Overview of SparseMM: Head Sparsity in Multimodal LLMs

The paper "SparseMM: Head Sparsity Emerges from Visual Concept Responses in MLLMs" presents an incisive exploration into the sparsity phenomenon observed in Multimodal LLMs (MLLMs) and introduces SparseMM, a computationally efficient KV-Cache optimization framework. Authored by researchers from Tsinghua University and Tencent Hunyuan Research, the paper examines the attention mechanisms of MLLMs which integrate visual capabilities alongside traditional text processing.

Key Discoveries and Methodologies

The authors uncover that only a limited subset—approximately less than 5%—of attention heads in an MLLM, referred to as visual heads, actively contribute to visual understanding, facilitating the processing of visual inputs. This discovery challenges existing assumptions about the uniform contribution of attention heads toward multimodal comprehension. The paper proposes an innovative training-free framework to efficiently identify these visual heads by quantifying head-level visual relevance, a process pivotal for optimizing computational resources.

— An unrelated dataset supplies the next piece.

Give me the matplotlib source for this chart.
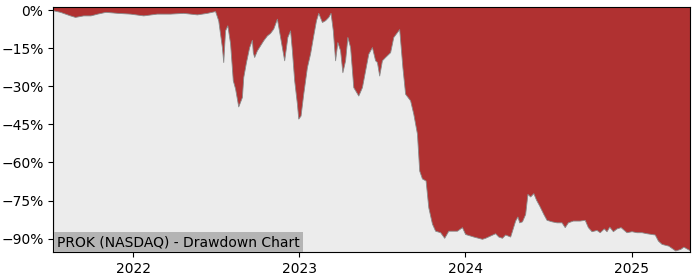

SparseMM leverages the identified sparsity in visual heads by implementing a KV-Cache optimization strategy. This involves asymmetric allocation of computational budgets according to visual relevance scores, emphasizing the retention of visual semantics without compromising on efficiency across multimodal tasks. Comparative evaluations with existing KV-Cache methods demonstrate SparseMM’s ability to achieve superior accuracy-efficiency trade-offs, delivering notable performance gains such as 1.38× real-time acceleration and 52% reduction in memory usage during generation processes in multimodal LLMs.

Implications and Future Directions

From a practical standpoint, the research informs the design of more computationally efficient MLLMs, significantly enhancing performance scalability in resource-constrained environments. These implications are of particular relevance in the context of deploying MLLMs for real-time applications that involve extensive visual data processing, such as high-resolution image and video tasks.

Theoretically, the findings stimulate discourse on the nuanced roles of attention heads in multimodal learning, inviting further inquiry into optimal architecture designs that better harness the capabilities of visual heads. Future research can build upon SparseMM to investigate its application to other multimodal combinations beyond vision-language integration and explore adaptations for emerging AI models with even more complex input modalities.

In summary, the paper makes a compelling case for acknowledging the sparse distribution of attention heads dedicated to visual content processing, paving the way for more targeted approaches in optimizing MLLM performance. As AI systems increasingly engage with diverse data types and modalities, the insights provided by SparseMM can guide the advancement of next-generation models that withstand the demands of both computational intensity and multimodal comprehension.